Un cinquième des enfants en insuffisance pondérale
Le pourcentage des enfants de moins de cinq ans en insuffisance pondérale est supérieur à 20 % dans tous les pays étudiés ici, à l’exception du Sénégal, où la prévalence est inférieure à 15 %. D’énormes progrès restent encore à faire, car le pourcentage de la population ayant accès à l’eau potable et à des infrastructures sanitaires est bien inférieur à la moyenne observée dans les pays en développement. Les efforts les plus importants doivent être entrepris au Niger et au Tchad, où moins de 12 % de la population ont accès à des infrastructures sanitaires contre 56 %, en moyenne, dans les pays en développement. Le manque d’accès à l’eau potable et aux infrastructures sanitaires affecte durement l’hygiène et les qualités nutritives des aliments consommés.
Le régime alimentaire en lui-même est peu varié. A l’exception de la Mauritanie, grand consommateur de farine de blé (28 % de l’apport énergétique total), le mil, le maïs, le sorgho et le riz contribuent à eux seuls à près de 50 % des apports énergétiques, ce qui engendre de fortes carences nutritionnelles. Ainsi le pourcentage des enfants de moins de cinq ans souffrant de carence en fer, vitamine B12, folates et vitamine A est supérieur à 80 % au Mali et Burkina Faso et supérieur à 70 % dans les quatre autres pays.
Malgré des progrès inégaux, consolidés au Mali, Mauritanie, Sénégal et Niger et plus timides au Tchad et au Burkina Faso, la lutte contre la faim et l’insécurité alimentaire en général est devenue une priorité nationale. Ces six pays affichent tous une volonté politique réelle de mettre en place des programmes de réduction de l’insécurité alimentaire, avec des systèmes de suivi de ces politiques et de la réalisation des objectifs internationaux. Toutefois l’insécurité prévalant dans certaines zones, en proie aux rebelles et aux aléas climatiques, rend ces politiques difficiles à mettre en place.

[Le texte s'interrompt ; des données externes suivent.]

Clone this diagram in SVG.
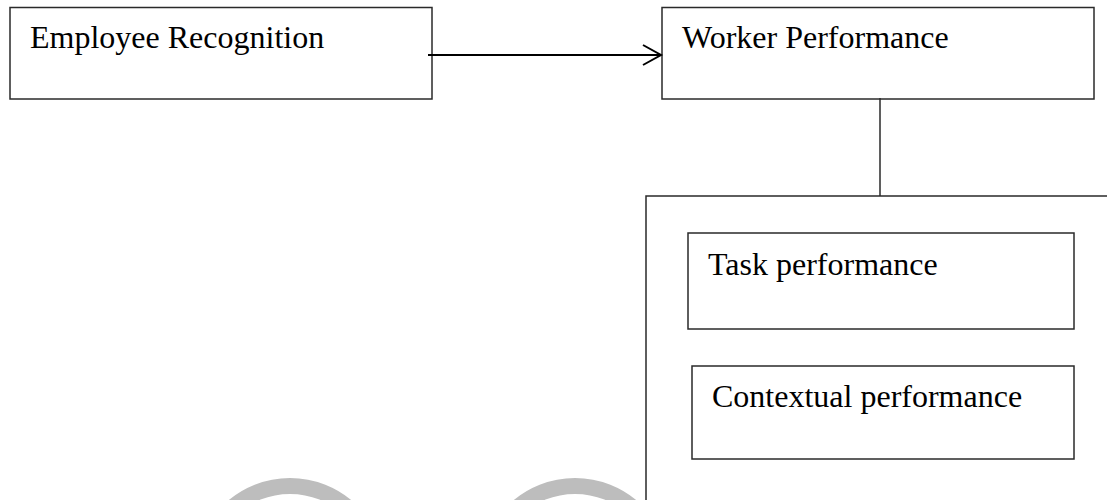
<svg xmlns="http://www.w3.org/2000/svg" width="1107" height="500" viewBox="0 0 1107 500">
<style>
.box{fill:none;stroke:#2a2a2a;stroke-width:1.5}
.lbl{font-family:"Liberation Serif","Times New Roman",serif;font-size:32px;fill:#000}
.conn{fill:none;stroke:#000;stroke-width:2}
.wm{fill:none;stroke:#bdbdbd;stroke-width:16}
</style>
<rect width="1107" height="500" fill="#fff"/>
<g id="watermark">
<circle class="wm" cx="290" cy="574" r="88"/>
<circle class="wm" cx="575" cy="574" r="88"/>
</g>
<g id="employee-recognition">
<rect class="box" x="10" y="7.5" width="422" height="91.5"/>
<text class="lbl" x="30" y="48">Employee Recognition</text>
</g>
<g id="worker-performance">
<rect class="box" x="662" y="7.5" width="432" height="91.5"/>
<text class="lbl" x="682" y="48">Worker Performance</text>
</g>
<g id="dimensions">
<rect class="box" x="646" y="196" width="520" height="400"/>
</g>
<g id="task-performance">
<rect class="box" x="688" y="233" width="386" height="96"/>
<text class="lbl" x="708" y="275">Task performance</text>
</g>
<g id="contextual-performance">
<rect class="box" x="692" y="366" width="382" height="93"/>
<text class="lbl" x="712" y="407">Contextual performance</text>
</g>
<g id="connectors">
<line class="conn" x1="428" y1="55" x2="661" y2="55"/>
<polyline class="conn" points="643,45 661,55 643,65"/>
<line class="box" x1="880" y1="98" x2="880" y2="196"/>
</g>
</svg>
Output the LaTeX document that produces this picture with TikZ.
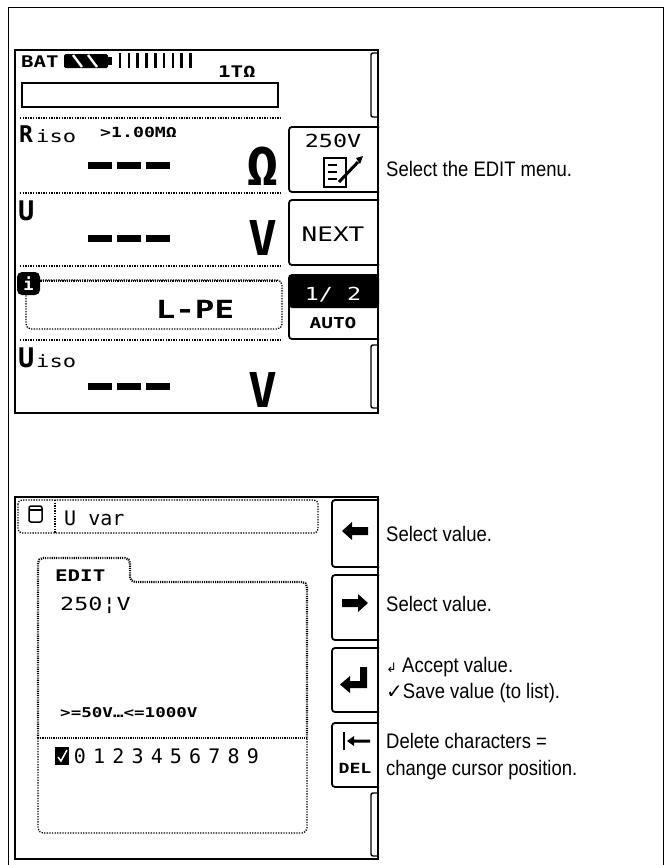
\documentclass[tikz,border=0pt]{standalone}
\usepackage{fontspec}
\setmainfont{Liberation Sans}[FakeStretch=0.88]
\newfontfamily\lcdfont{DejaVu Sans Mono}
\newfontfamily\lcdwide{DejaVu Sans Mono}[FakeStretch=1.3]
\newfontfamily\symfont{DejaVu Sans}
\tikzset{
  lcd/.style={font=\lcdfont\fontsize{#1}{#1}\selectfont, inner sep=0pt},
  lcdb/.style={font=\lcdfont\bfseries\fontsize{#1}{#1}\selectfont, inner sep=0pt},
  lcdw/.style={font=\lcdwide\fontsize{#1}{#1}\selectfont, inner sep=0pt},
  lcdwb/.style={font=\lcdwide\bfseries\fontsize{#1}{#1}\selectfont, inner sep=0pt},
  hint/.style={font=\fontsize{21}{21}\selectfont, inner sep=0pt, anchor=base west},
  screen/.style={line width=2pt},
  softkey/.style={line width=1.8pt, rounded corners=3pt},
  emptykey/.style={line width=1.4pt, rounded corners=2pt},
  dotsep/.style={line width=1.3pt, dash pattern=on 1.3pt off 1.3pt},
  checker/.style={line width=2.2pt, dash pattern=on 1.1pt off 1.1pt},
}
\begin{document}
\begin{tikzpicture}[x=1pt,y=-1pt]
\useasboundingbox (0,0) rectangle (672,865);
\draw[line width=0.9pt] (8,865) -- (8,7) -- (663,7) -- (663,865);

% ---- screen 1: measuring view
\draw[screen] (15,50) rectangle (378,413);
\node[lcdwb=16, anchor=base west] (bat) at (21,67) {BAT};
\fill[rounded corners=1.5pt] (64,54) rectangle (108,68);
\fill (107,57) rectangle (112,65);
\draw[white, line width=2.4pt] (73,55) -- (82,67) (88,55) -- (97,67);
\foreach \i in {0,...,8}
  \draw[line width=2.6pt] (120+8.8*\i,53) -- (120+8.8*\i,68);
\node[lcdwb=16, anchor=base west] (range) at (218,77) {1TΩ};
\draw[line width=1.3pt] (22,83) rectangle (278,107);
\foreach \y in {118,193,266,340}
  \draw[dotsep] (20,\y) -- (281,\y);
% Riso
\node[lcdb=23, anchor=base west] (riso) at (19,142) {R};
\node[lcdw=17, anchor=base west] (risoi) at (36,142) {iso};
\node[lcdwb=14, anchor=base west] (limit) at (100,137) {>1.00MΩ};
\node[lcdb=54, anchor=base] (ohm) at (263,185) {Ω};
% U
\node[lcdb=27, anchor=base west] (u) at (18,220) {U};
\node[lcdb=48, anchor=base] (volt) at (263,255) {V};
% L-PE
\draw[dotsep, rounded corners=5pt] (26,280) rectangle (282,329);
\draw[checker] (36,281) -- (278,281);
\fill[rounded corners=5pt] (17,272) rectangle (40,295);
\node[lcdb=17, white] (info) at (28.5,283.5) {i};
\node[lcdwb=25, anchor=base] (lpe) at (195,318) {L-PE};
% Uiso
\node[lcdb=27, anchor=base west] (uiso) at (18,367) {U};
\node[lcdw=17, anchor=base west] (uisoi) at (36,367) {iso};
\node[lcdb=48, anchor=base] (voltiso) at (263,407) {V};
% dashes
\foreach \y in {165,238,386}
  \foreach \x in {88,117,146}
    \fill (\x,\y-3.5) rectangle (\x+24,\y+3.5);
% soft keys
\draw[emptykey] (378,53) -| (371,117) -- (378,117);
\draw[softkey] (379,127) -| (289,192) -- (379,192);
\node[lcdw=18, anchor=base] (k250) at (333,147) {250V};
\draw[line width=1.6pt] (324,158) rectangle (346,187);
\foreach \y in {165,172,179}
  \draw[line width=1.6pt] (328,\y) -- (337,\y);
\draw[line width=3pt] (339,182) -- (358,162);
\fill (356,158) -- (363,156) -- (360,164) -- cycle;
\draw[softkey] (379,200) -| (289,265) -- (379,265);
\node[lcdw=20, anchor=base] (knext) at (333,241) {NEXT};
\fill[rounded corners=3pt] (289,275) rectangle (379,308);
\draw[softkey] (379,275) -| (289,339) -- (379,339);
\node[lcdw=18, white, anchor=base] (kpage) at (333,300) {1/ 2};
\node[lcdwb=15, anchor=base] (kauto) at (333,328) {AUTO};
\draw[emptykey] (378,345) -| (371,408) -- (378,408);
\node[hint] (editmenu) at (386,176) {Select the EDIT menu.};

% ---- screen 2: edit view
\draw[screen] (15,497) rectangle (378,859);
\draw[dotsep, rounded corners=4pt] (18,500) rectangle (318,533);
\draw[dotsep] (55,500) -- (55,533);
\draw[line width=1.5pt, rounded corners=2pt] (29,506) rectangle (42,522);
\draw[line width=1.5pt] (29,510) -- (42,510);
\node[lcd=20, anchor=base west] (uvar) at (64,525) {U var};
% edit box
\draw[checker, rounded corners=5pt] (38,738) -- (38,558) -- (130,558) -- (130,582) -- (307,582) -- (307,738);
\draw[checker] (38,738) -- (307,738);
\draw[dotsep, rounded corners=5pt] (38,738) -- (38,833) -- (307,833) -- (307,738);
\node[lcdwb=16, anchor=base west] (edit) at (55,581) {EDIT};
\node[lcdw=18, anchor=base west] (value) at (60,610) {250¦V};
\node[lcdwb=13.5, anchor=base west] (bounds) at (60,717) {>=50V…<=1000V};
\fill (55,747) rectangle (69,765);
\draw[white, line width=1.5pt] (58,757) -- (61,761) -- (67,750);
\foreach \d [count=\i from 0] in {0,...,9}
  \node[lcd=20, anchor=base] (digit\d) at (80+19.2*\i,763) {\d};
% keys
\draw[softkey] (379,500) -| (332,567) -- (379,567);
\fill (342,531) -- (352,522) -- (352,527) -- (368,527) -- (368,535) -- (352,535) -- (352,540) -- cycle;
\draw[softkey] (379,575) -| (332,640) -- (379,640);
\fill (368,603) -- (358,594) -- (358,599) -- (342,599) -- (342,607) -- (358,607) -- (358,612) -- cycle;
\draw[softkey] (379,648) -| (332,712) -- (379,712);
\fill (340,684.5) -- (350,676) -- (350,681) -- (360,681) -- (360,667) -- (367,667) -- (367,688) -- (350,688) -- (350,693) -- cycle;
\draw[softkey] (379,723) -| (332,787) -- (379,787);
\draw[line width=2.6pt] (344,732) -- (344,750);
\fill (347,741) -- (354,736) -- (354,739.5) -- (370,739.5) -- (370,742.5) -- (354,742.5) -- (354,746) -- cycle;
\node[lcdwb=14, anchor=base] (del) at (355,773) {DEL};
\draw[emptykey] (378,793) -| (371,856) -- (378,856);
% hints
\node[hint] (left) at (386,541) {Select value.};
\node[hint] (right) at (386,611) {Select value.};
\node[hint] (accept) at (386,672) {{\symfont\fontsize{13}{13}\selectfont ↲} Accept value.};
\node[hint] (save) at (386,698) {{\symfont\bfseries\fontsize{20}{20}\selectfont ✓}Save value (to list).};
\node[hint] (delete) at (386,748) {Delete characters =};
\node[hint] (cursor) at (386,775) {change cursor position.};
\end{tikzpicture}
\end{document}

Les Objectifs de développement durable adoptés en septembre 2015, en particulier l’objectif 2 qui vise à éradiquer la faim, assurer la sécurité alimentaire et améliorer la nutrition et promouvoir une agriculture durable d’ici à 2030, représentent un nouveau défi pour ces pays. Un défi de taille mais qui n’est pas impossible à relever, si le Burkina Faso, le Mali, la Mauritanie, le Niger, le Sénégal et le Tchad renforcent les politiques de sécurité alimentaire existantes, rétablissent la sécurité dans les zones à risques et, surtout, font en sorte que le développement économique soit plus participatif et inclusif, c’est-à-dire qu’il ne laisse pas de côté les personnes les plus vulnérables.